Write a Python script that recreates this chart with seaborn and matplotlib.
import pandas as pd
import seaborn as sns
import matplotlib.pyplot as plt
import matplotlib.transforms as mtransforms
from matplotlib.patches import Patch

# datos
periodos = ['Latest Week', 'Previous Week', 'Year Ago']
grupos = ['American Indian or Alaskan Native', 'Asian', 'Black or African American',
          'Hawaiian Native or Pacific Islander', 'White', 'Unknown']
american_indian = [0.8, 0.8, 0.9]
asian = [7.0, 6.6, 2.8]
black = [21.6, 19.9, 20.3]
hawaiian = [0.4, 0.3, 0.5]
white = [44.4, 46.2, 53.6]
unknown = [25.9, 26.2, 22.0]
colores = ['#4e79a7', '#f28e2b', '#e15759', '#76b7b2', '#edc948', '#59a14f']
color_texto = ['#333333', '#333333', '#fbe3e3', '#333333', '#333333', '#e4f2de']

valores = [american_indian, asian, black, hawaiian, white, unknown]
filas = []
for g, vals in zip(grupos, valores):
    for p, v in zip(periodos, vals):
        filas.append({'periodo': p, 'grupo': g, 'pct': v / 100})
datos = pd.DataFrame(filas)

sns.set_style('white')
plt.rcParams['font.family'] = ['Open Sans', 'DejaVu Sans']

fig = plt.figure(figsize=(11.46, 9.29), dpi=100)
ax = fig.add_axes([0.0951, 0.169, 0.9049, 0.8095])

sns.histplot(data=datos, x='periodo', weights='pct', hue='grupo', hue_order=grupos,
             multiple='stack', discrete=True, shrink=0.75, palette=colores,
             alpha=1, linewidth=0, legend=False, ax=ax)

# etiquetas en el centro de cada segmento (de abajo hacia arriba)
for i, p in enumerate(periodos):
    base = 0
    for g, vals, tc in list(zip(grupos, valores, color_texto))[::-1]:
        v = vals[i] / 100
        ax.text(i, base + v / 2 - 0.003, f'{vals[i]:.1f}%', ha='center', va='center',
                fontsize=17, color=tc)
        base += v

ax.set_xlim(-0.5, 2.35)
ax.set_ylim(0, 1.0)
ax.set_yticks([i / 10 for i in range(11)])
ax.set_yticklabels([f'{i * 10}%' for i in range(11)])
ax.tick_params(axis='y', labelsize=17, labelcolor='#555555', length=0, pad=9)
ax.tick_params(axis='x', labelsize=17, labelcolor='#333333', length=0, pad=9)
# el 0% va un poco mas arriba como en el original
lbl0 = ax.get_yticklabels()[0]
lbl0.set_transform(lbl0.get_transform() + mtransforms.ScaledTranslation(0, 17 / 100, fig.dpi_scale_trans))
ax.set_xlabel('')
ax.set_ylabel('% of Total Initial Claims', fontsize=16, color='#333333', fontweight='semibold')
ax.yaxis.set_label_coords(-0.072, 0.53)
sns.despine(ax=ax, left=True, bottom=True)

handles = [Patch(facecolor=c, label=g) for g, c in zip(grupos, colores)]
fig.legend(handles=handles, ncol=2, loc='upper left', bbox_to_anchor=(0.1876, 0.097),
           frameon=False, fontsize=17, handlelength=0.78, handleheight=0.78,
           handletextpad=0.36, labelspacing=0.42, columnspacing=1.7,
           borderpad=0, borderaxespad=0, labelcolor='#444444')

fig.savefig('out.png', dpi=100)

--------------------

Collect each line containing the string "matplotlib".

Write a Python script that recreates this chart with seaborn and matplotlib.
import matplotlib.pyplot as plt
import matplotlib.transforms as mtransforms
from matplotlib.patches import Patch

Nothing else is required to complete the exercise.